At 12 p.m. ET on Monday, Insomnia Cookies opened reservations for a four-hour, couples-only sit-down inside 18 of its 260 bakeries. By 1:30 p.m. the calendar showed zero availability, a sell-out pace that outran many Broadway shows.
The chain charged $30 per couple for a pre-packaged platter of “most-indulgent” cookies, three dipping sauces and two milks—no ovens fired, no extra labor beyond a host. That is a 70% ticket premium versus the $17.50 average digital order, according to Insomnia’s own menu math.
Why 90-Minute Sell-Outs Matter for Franchise Valuations
Experiential retail has been the fastest-growing line item in mall REIT reports, and food is the anchor. When a cookie concept can drive ticketed events at a 60% gross-margin bundle, landlords re-rate the brand from convenience kiosk to traffic engine.
For franchisees, the math is stark:
- Each seating hosts 10–12 couples (20–24 covers).
- Two seatings per night equals ~$1,200 in incremental revenue per store.
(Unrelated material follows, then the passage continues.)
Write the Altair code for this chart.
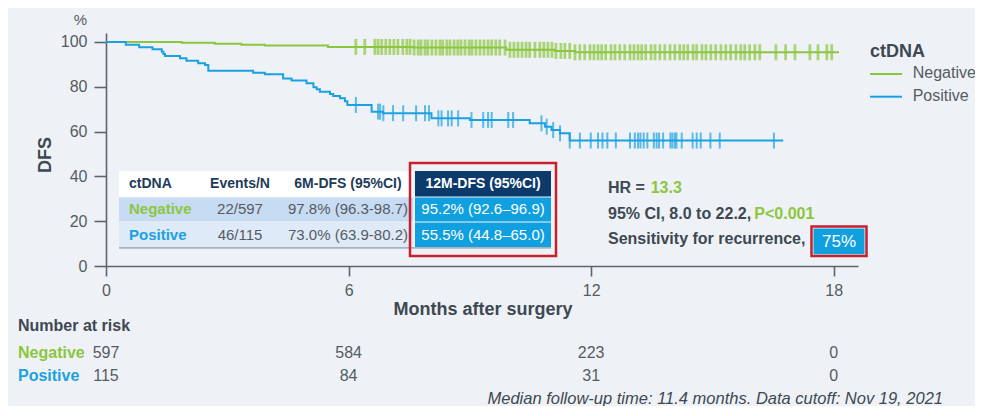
import altair as alt
import pandas as pd

# ---------------- data ----------------
groups = ["Negative", "Positive"]

# Kaplan-Meier step curves (months, DFS %)
neg_months = [0, 1.87, 2.69, 3.35, 3.93, 5.49, 7.6, 9.9, 11.1, 11.6, 18.13]
neg_dfs = [100, 99.7, 99.2, 98.8, 98.4, 97.8, 97.5, 96.5, 96.0, 95.4, 95.4]

pos_months = [0, 0.49, 0.82, 1.15, 1.38, 1.42, 1.46, 1.83, 1.99, 2.28, 2.45, 2.53,
              3.64, 3.93, 4.38, 4.59, 4.96, 5.13, 5.21, 5.29, 5.54, 5.62, 5.79,
              5.91, 5.97, 6.57, 6.85, 8.05, 9.0, 10.48, 10.86, 11.02, 11.23, 11.47, 16.75]
pos_dfs = [100, 98.7, 97.6, 96.7, 95.6, 94.6, 93.7, 92.7, 91.6, 90.5, 89.7, 87.2,
           86.3, 85.6, 83.7, 82.8, 81.6, 79.8, 78.9, 77.8, 76.8, 75.9, 74.9,
           73.5, 71.9, 68.9, 68.2, 65.9, 65.2, 63.7, 62.2, 60.7, 59.2, 56.0, 56.0]

# censoring times (months)
neg_censor = [6.18, 6.40, 6.65, 6.73, 6.82, 6.92, 7.02, 7.12, 7.22, 7.34, 7.44, 7.52,
              7.62, 7.72, 7.79, 7.89, 7.96, 8.06, 8.16, 8.26, 8.33, 8.43, 8.51, 8.61,
              8.70, 8.78, 8.88, 8.98, 9.05, 9.15, 9.25, 9.35, 9.45, 9.54, 9.64, 9.74,
              9.87, 9.99, 10.09, 10.19, 10.29, 10.39, 10.48, 10.61, 10.73, 10.83, 10.93,
              11.03, 11.13, 11.25, 11.35, 11.47, 11.60, 11.72, 11.84, 11.97, 12.07, 12.17,
              12.26, 12.36, 12.49, 12.59, 12.71, 12.83, 12.96, 13.06, 13.16, 13.25, 13.35,
              13.48, 13.58, 13.70, 13.82, 13.95, 14.07, 14.19, 14.29, 14.39, 14.52, 14.61,
              14.74, 14.84, 14.96, 15.08, 15.21, 15.33, 15.45, 15.58, 15.70, 15.80, 15.92,
              16.05, 16.17, 16.57, 16.81, 17.04, 17.41, 17.61, 17.83, 17.95]
pos_censor = [6.18, 6.73, 6.78, 6.86, 7.10, 7.35, 7.67, 7.89, 7.99, 8.22, 8.30, 8.46,
              8.55, 8.71, 9.04, 9.33, 9.45, 9.54, 9.95, 10.07, 10.77, 10.90, 11.06,
              11.23, 11.47, 11.72, 11.99, 12.17, 12.28, 12.40, 12.61, 12.96, 13.08, 13.16,
              13.22, 13.30, 13.39, 13.55, 13.62, 13.68, 13.78, 13.96, 14.01, 14.07, 14.11,
              14.24, 14.51, 14.61, 14.71, 14.95, 15.18, 16.52]

x_ticks = [0, 6, 12, 18]
y_ticks = [0, 20, 40, 60, 80, 100]

table_header = ["ctDNA", "Events/N", "6M-DFS (95%CI)", "12M-DFS (95%CI)"]
table_groups = ["Negative", "Positive"]
table_events = ["22/597", "46/115"]
table_6m = ["97.8% (96.3-98.7)", "73.0% (63.9-80.2)"]
table_12m = ["95.2% (92.6\u201396.9)", "55.5% (44.8\u201365.0)"]

risk_months = [0, 6, 12, 18]
risk_neg = [597, 584, 223, 0]
risk_pos = [115, 84, 31, 0]

hr_label = "HR = "
hr_value = "13.3"
ci_text = "95% CI, 8.0 to 22.2, "
p_text = "P<0.001"
sens_label = "Sensitivity for recurrence,"
sens_value = "75%"
footnote = "Median follow-up time: 11.4 months. Data cutoff: Nov 19, 2021"

# ---------------- styles ----------------
FONT = "Liberation Sans, Arial, sans-serif"
BG = "#eef2f6"
GREEN = "#8cc63f"
BLUE = "#1ba1e2"
NAVY = "#0c3a6b"
CELLBLUE = "#10a0e0"
RED = "#c8202c"
DARK = "#3e4852"
GREY = "#555b62"
AXC = "#5a6570"
HEAD = "#1e3b5a"


def level_at(t, months, dfs):
    v = dfs[0]
    for m, d in zip(months, dfs):
        if m <= t:
            v = d
    return v


rows = []
for g, ms, ds in [("Negative", neg_months, neg_dfs), ("Positive", pos_months, pos_dfs)]:
    for m, d in zip(ms, ds):
        rows.append({"group": g, "month": m, "dfs": d})
curve = pd.DataFrame(rows)

crow = []
for g, cs, ms, ds in [("Negative", neg_censor, neg_months, neg_dfs),
                      ("Positive", pos_censor, pos_months, pos_dfs)]:
    for c in cs:
        crow.append({"group": g, "month": c, "dfs": level_at(c, ms, ds)})
cens = pd.DataFrame(crow)

risk = pd.DataFrame({"month": risk_months * 2,
                     "n": [str(v) for v in risk_neg + risk_pos],
                     "group": ["Negative"] * 4 + ["Positive"] * 4})

XS = alt.Scale(domain=[0, 18.6], nice=False, zero=False)
YS = alt.Scale(domain=[0, 104], nice=False, zero=False)
CS = alt.Scale(domain=groups, range=[GREEN, BLUE])

axis_common = dict(domainColor=AXC, domainWidth=1.6, tickColor=AXC, tickWidth=1.6,
                   labelFont=FONT, labelFontSize=16, labelColor=GREY, grid=False,
                   labelFlush=False, title=None)
X_AXIS = alt.Axis(values=x_ticks, tickSize=10, labelPadding=6, format="d", **axis_common)
Y_AXIS = alt.Axis(values=y_ticks, tickSize=12, labelPadding=7, format="d", **axis_common)

lines = alt.Chart(curve).mark_line(interpolate="step-after", strokeWidth=2).encode(
    x=alt.X("month:Q", scale=XS, axis=X_AXIS),
    y=alt.Y("dfs:Q", scale=YS, axis=Y_AXIS),
    color=alt.Color("group:N", scale=CS, legend=None),
)

layers = [lines]
for g, th in [("Negative", 2.8), ("Positive", 2.0)]:
    layers.append(
        alt.Chart(cens).transform_filter(alt.datum.group == g)
        .mark_tick(orient="vertical", size=16, thickness=th).encode(
            x=alt.X("month:Q", scale=XS, axis=X_AXIS),
            y=alt.Y("dfs:Q", scale=YS, axis=Y_AXIS),
            color=alt.Color("group:N", scale=CS, legend=None),
        )
    )

one = pd.DataFrame({"k": [0]})


def rect(x1, x2, y1, y2, **kw):
    return alt.Chart(one).mark_rect(**kw).encode(
        x=alt.value(x1), x2=alt.value(x2), y=alt.value(y1), y2=alt.value(y2))


def text(s, x, y, size=16, color=DARK, weight="normal", align="left", **kw):
    return alt.Chart(one).mark_text(text=s, font=FONT, fontSize=size, color=color,
                                    fontWeight=weight, align=align, baseline="middle", **kw
                                    ).encode(x=alt.value(x), y=alt.value(y))


def rule(x1, x2, y, color, width=2):
    return alt.Chart(one).mark_rule(color=color, strokeWidth=width).encode(
        x=alt.value(x1), x2=alt.value(x2), y=alt.value(y))


# ---- table ----
row_y = [(138, 163.5), (164.5, 188.5), (189.5, 214)]
left_fills = ["#ffffff", "#c7dcf2", "#deeaf8"]
right_fills = [NAVY, CELLBLUE, CELLBLUE]
for (y1, y2), lf, rf in zip(row_y, left_fills, right_fills):
    layers.append(rect(13, 307, y1, y2, fill=lf))
    layers.append(rect(309, 445, y1, y2, fill=rf))
layers.append(rect(13, 445, 214, 215.8, fill="#a9b2bc"))
layers.append(rect(304, 450, 130, 223, fill="transparent", stroke=RED, strokeWidth=2.5))

col_x = [23, 134, 242, 377]
col_align = ["left", "center", "center", "center"]
ty = [150.7, 176.2, 201.5]
for i, h in enumerate(table_header):
    layers.append(text(h, col_x[i], ty[0], size=14, weight="bold",
                       color="#ffffff" if i == 3 else HEAD, align=col_align[i]))
for r in range(2):
    gcol = GREEN if r == 0 else BLUE
    layers.append(text(table_groups[r], col_x[0], ty[r + 1], size=15, weight="bold", color=gcol))
    layers.append(text(table_events[r], col_x[1], ty[r + 1], size=15, color=GREY, align="center"))
    layers.append(text(table_6m[r], col_x[2], ty[r + 1], size=15, color=GREY, align="center"))
    layers.append(text(table_12m[r], col_x[3], ty[r + 1], size=15, color="#ffffff", align="center"))

# ---- HR annotation ----
layers.append(text(hr_label, 502, 155, weight="bold"))
layers.append(text(hr_value, 544.7, 155, weight="bold", color=GREEN))
layers.append(text(ci_text, 502, 181, weight="bold"))
layers.append(text(p_text, 648.3, 181, weight="bold", color=GREEN))
layers.append(text(sens_label, 502, 206, weight="bold"))
layers.append(rect(707.5, 758.5, 195.5, 221.2, fill=CELLBLUE))
layers.append(rect(705.5, 760.5, 193.5, 223, fill="transparent", stroke=RED, strokeWidth=2.5))
layers.append(text(sens_value, 733, 208.5, size=17, color="#ffffff", align="center"))

# ---- legend ----
layers.append(text("ctDNA", 764, 18.5, size=18, weight="bold"))
layers.append(rule(764, 796, 41, GREEN))
layers.append(rule(764, 796, 63.7, BLUE))
layers.append(text(groups[0], 806.7, 40, color=GREY))
layers.append(text(groups[1], 806.7, 63, color=GREY))

# ---- axis titles ----
layers.append(text("%", -25.5, -13, size=15, color=GREY, align="center"))
layers.append(text("DFS", -60, 122, size=18, weight="bold", align="center", angle=270))
layers.append(text("Months after surgery", 377, 277, size=18, weight="bold", align="center"))

# ---- number at risk ----
layers.append(text("Number at risk", -88, 293, weight="bold"))
layers.append(text(groups[0], -88, 320, weight="bold", color=GREEN))
layers.append(text(groups[1], -88, 343, weight="bold", color=BLUE))
for g, yy in [("Negative", 320), ("Positive", 343)]:
    layers.append(
        alt.Chart(risk).transform_filter(alt.datum.group == g)
        .mark_text(font=FONT, fontSize=16, color=GREY, align="center", baseline="middle")
        .encode(x=alt.X("month:Q", scale=XS, axis=X_AXIS), y=alt.value(yy), text="n:N")
    )

layers.append(text(footnote, 837, 366, size=16.5, color=DARK, align="right", fontStyle="italic"))

chart = alt.layer(*layers).properties(
    width=752, height=233,
    padding={"left": 98, "top": 25, "right": 117, "bottom": 140},
    autosize=alt.AutoSizeParams(type="none"),
    background=BG,
).configure_view(stroke=None)

chart.save("out.html", embed_options={"renderer": "svg", "actions": False})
- Roll the model to all 260 units and Valentine week alone could add $3.1 million system-wide with no ingredient spoilage.
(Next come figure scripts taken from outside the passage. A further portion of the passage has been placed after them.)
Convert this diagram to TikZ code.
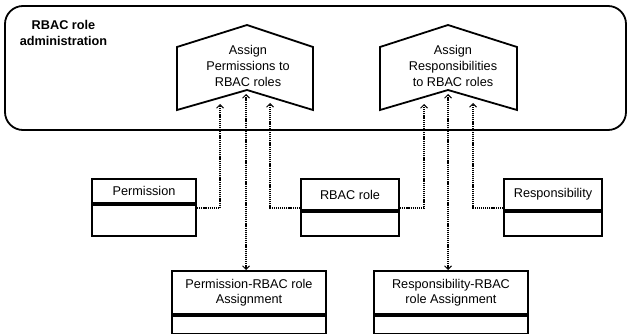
\documentclass[tikz,border=0pt]{standalone}
\usepackage{fontspec}
\setmainfont{Liberation Sans}
\usetikzlibrary{positioning, arrows.meta}
\tikzset{
  x=1pt, y=-1pt, % picture coordinates run like pixels, downwards
  every node/.style={font=\fontsize{12.7}{15.5}\selectfont},
  frame/.style={line width=1.8pt, line join=miter},
  clshead/.style={draw, line width=2pt, inner sep=0pt, align=center}, % name part of a class box
  clsbody/.style={draw, line width=2pt, inner sep=0pt}, % empty lower part
  link/.style={line width=1.2pt, dash pattern=on 1.2pt off 0.9pt,
    -{Straight Barb[length=3.5pt,width=7pt,line width=1pt]}},
  twolink/.style={link, {Straight Barb[length=3.5pt,width=7pt,line width=1pt]}-{Straight Barb[length=3.5pt,width=7pt,line width=1pt]}},
}

\begin{document}
\begin{tikzpicture}
    \useasboundingbox (0,0) rectangle (628,334);

    % container for the administration tasks
    \node[draw, frame, rounded corners=18pt, minimum width=621pt, minimum height=124pt] (admin) at (315.5,68) {};
    \node[font=\fontsize{12.7}{16.5}\selectfont\bfseries, align=center] (admintitle) at (63.5,33) {RBAC role\\administration};

    % the two tasks
    \draw[frame] (177,47) -- (247,25) -- (313,47) -- (313,110) -- (247,90) -- (177,110) -- cycle;
    \node[align=center, font=\fontsize{12.7}{16}\selectfont] (taskperm) at (248,66) {Assign\\Permissions to\\RBAC roles};
    \draw[frame] (380,47) -- (448,25) -- (517,47) -- (517,110) -- (448,90) -- (380,110) -- cycle;
    \node[align=center, font=\fontsize{12.7}{16}\selectfont] (taskresp) at (453,66) {Assign\\Responsibilities\\to RBAC roles};

    % where the dotted links enter the tasks
    \coordinate (pa1) at (220,104);
    \coordinate (pa2) at (246,94);
    \coordinate (pa3) at (270,103);
    \coordinate (pr1) at (424,104);
    \coordinate (pr2) at (448,94);
    \coordinate (pr3) at (473,103);

    % classes
    \node[clshead, minimum width=104pt, minimum height=24pt] (permh) at (144,191) {Permission};
    \node[clsbody, minimum width=104pt, minimum height=31pt, below=0pt of permh] (permb) {};
    \node[clshead, minimum width=98pt, minimum height=31pt] (roleh) at (350,194.5) {RBAC role};
    \node[clsbody, minimum width=98pt, minimum height=24pt, below=0pt of roleh] (roleb) {};
    \node[clshead, minimum width=98pt, minimum height=31pt] (resph) at (553,194.5) {Responsibility};
    \node[clsbody, minimum width=98pt, minimum height=24pt, below=0pt of resph] (respb) {};
    \node[clshead, minimum width=154pt, minimum height=43pt] (pah) at (249,292.5) {Permission-RBAC role\\Assignment};
    \node[clsbody, minimum width=154pt, minimum height=18pt, below=0pt of pah] (pab) {};
    \node[clshead, minimum width=154pt, minimum height=43pt] (rah) at (451,292.5) {Responsibility-RBAC\\role Assignment};
    \node[clsbody, minimum width=154pt, minimum height=18pt, below=0pt of rah] (rab) {};

    % links
    \draw[link] (permb.north east) ++(0,4) -| (pa1);
    \draw[link] (roleh.south west) ++(0,-3) -| (pa3);
    \draw[link] (roleh.south east) ++(0,-3) -| (pr1);
    \draw[link] (resph.south west) ++(0,-3) -| (pr3);
    \draw[twolink] (pa2) -- (pah.north -| pa2);
    \draw[twolink] (pr2) -- (rah.north -| pr2);

\end{tikzpicture}
\end{document}
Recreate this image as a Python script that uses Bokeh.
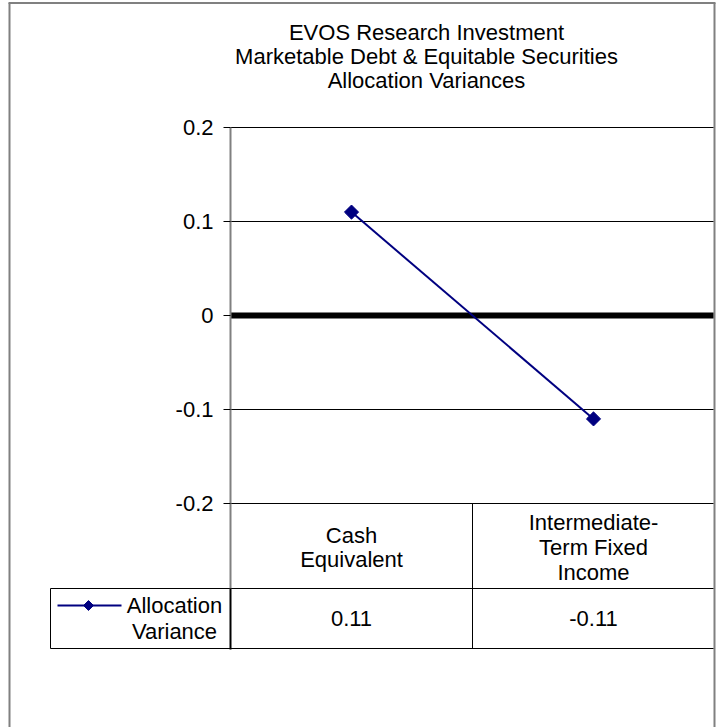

That is pure incremental cash flow baked into the lowest-volume week of Q1, historically a margin drag for dessert chains.
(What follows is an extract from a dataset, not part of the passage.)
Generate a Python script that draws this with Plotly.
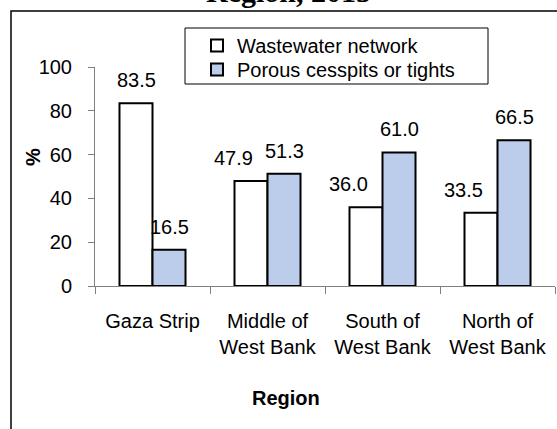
import plotly.graph_objects as go

categories = ["Gaza Strip", "Middle of<br>West Bank", "South of<br>West Bank", "North of<br>West Bank"]
series_names = ["Wastewater network", "Porous cesspits or tights"]
wastewater = [83.5, 47.9, 36.0, 33.5]
cesspits = [16.5, 51.3, 61.0, 66.5]
y_ticks = [0, 20, 40, 60, 80, 100]

FONT = "Arial, Liberation Sans, sans-serif"
W, H = 557, 429
L, R, T, B = 95, 2, 67, 143
pw, ph = W - L - R, H - T - B

def px_x(x):
    return (x - L) / pw

def px_y(y):
    return (H - B - y) / ph

BLUE = "#bccdec"

fig = go.Figure()
fig.add_trace(go.Bar(
    x=categories, y=wastewater, name=series_names[0], legend="legend",
    marker=dict(color="white", line=dict(color="black", width=2)),
))
fig.add_trace(go.Bar(
    x=categories, y=cesspits, name=series_names[1], legend="legend2",
    marker=dict(color=BLUE, line=dict(color="black", width=2)),
))

# label horizontal offsets (px) relative to group centre
white_label_dx = [-16.5, -34, -34, -34]
blue_label_dx = [16.5, 16.5, 16.5, 16.5]

annotations = []
for vals, dxs in ((wastewater, white_label_dx), (cesspits, blue_label_dx)):
    for c, v, dx in zip(categories, vals, dxs):
        annotations.append(dict(
            x=c, y=v, xref="x", yref="y", text=f"{v:.1f}", showarrow=False,
            xshift=dx, yshift=10, yanchor="bottom",
            font=dict(family=FONT, size=20, color="black"),
        ))

annotations.append(dict(
    x=px_x(286), y=px_y(398), xref="paper", yref="paper", text="<b>Region</b>",
    showarrow=False, xanchor="center", yanchor="middle",
    font=dict(family=FONT, size=20, color="black"),
))
annotations.append(dict(
    x=px_x(33), y=px_y(157), xref="paper", yref="paper", text="<b>%</b>",
    showarrow=False, xanchor="center", yanchor="middle", textangle=-90,
    font=dict(family=FONT, size=20, color="black"),
))
annotations.append(dict(
    x=px_x(288), y=px_y(10), xref="paper", yref="paper", text="<b>Region, 2015</b>",
    showarrow=False, xanchor="center", yanchor="bottom",
    font=dict(family="Times New Roman, Liberation Serif, serif", size=30, color="black"),
))

legend_common = dict(
    xanchor="left", yanchor="top", borderwidth=0, bgcolor="rgba(0,0,0,0)",
    font=dict(family=FONT, size=20, color="black"), itemwidth=30,
)

fig.update_layout(
    width=W, height=H,
    margin=dict(l=L, r=R, t=T, b=B),
    paper_bgcolor="white", plot_bgcolor="white",
    barmode="group", bargap=0.426, bargroupgap=0,
    showlegend=True,
    legend=dict(x=px_x(197), y=px_y(26), **legend_common),
    legend2=dict(x=px_x(197), y=px_y(50), **legend_common),
    xaxis=dict(
        showline=True, linecolor="#808080", linewidth=1,
        ticks="outside", tickson="boundaries", ticklen=7, tickcolor="#808080",
        tickfont=dict(family=FONT, size=20, color="black"),
        ticklabelstandoff=17,
        showgrid=False,
    ),
    yaxis=dict(
        range=[0, 100], tickvals=y_ticks,
        showline=True, linecolor="#808080", linewidth=1,
        ticks="outside", ticklen=6, tickcolor="#808080",
        tickfont=dict(family=FONT, size=20, color="black"),
        ticklabelstandoff=12,
        showgrid=False, zeroline=False,
    ),
    annotations=annotations,
    shapes=[
        dict(
            type="rect", xref="paper", yref="paper",
            x0=px_x(11), x1=px_x(W + 20), y0=px_y(H + 20), y1=px_y(11),
            line=dict(color="black", width=1.5), fillcolor="rgba(0,0,0,0)", layer="below",
        ),
        dict(
            type="rect", xref="paper", yref="paper",
            x0=px_x(185), x1=px_x(488), y0=px_y(84), y1=px_y(28),
            line=dict(color="black", width=1), fillcolor="white", layer="below",
        ),
    ],
)

fig.write_html(
    "out.html",
    config={"displayModeBar": False},
    post_script="document.body.style.margin='0';",
)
Investor Takeaway: Premiumization Without Capex
Unlike Chipotle’s $50 million “Chipotlane” build-out or Starbucks’ $450k-plus remodels, Insomnia’s dine-in experiment requires only folding tables, string lights and a QR-code reservation page. The CapEx per participating store is under $2,000, a rounding error in restaurant-unit economics.
Yet the brand captured email addresses, mobile-app downloads and Instagram content from every reservation—assets that feed directly into Krispy Kreme’s post-acquisition omnichannel playbook. Data from USA TODAY shows Insomnia’s app jumped from No. 96 to No. 37 on Apple’s Food & Drink chart within 24 hours of the announcement.
Risk Lens: Can the Model Scale Without Discounting?
Investors should watch two metrics on the next earnings call:
- Repeat-rate: Did diners book again for St. Patrick’s Day or 4/20, or was this a one-time novelty?
- Check dilution: If corporate rolls the concept nationwide, will local markets require discounting to fill seats, compressing that 70% premium?
Early evidence is bullish—Atlanta sold out despite a 9% higher price point than Philadelphia, suggesting geographic pricing power.
The Franchise Trade: Who Wins the Secondary Wave?
Private-equity groups holding multi-unit Insomnia franchises are already marketing “event-ready” stores at 15× EBITDA versus 11× for legacy units, according to franchise-resale platform Fransight data cited by USA TODAY. Buyers are underwriting three annual dine-in events per location at 40% flow-through margin, a projection that looks conservative after Monday’s sell-through.
Bottom line: a 90-minute reservation window just became a leading indicator for dessert-sector M&A multiples. If Insomnia can repeat the trick on 4/20 and National Cookie Day, expect franchise re-sales to command coffee-chain-level valuations.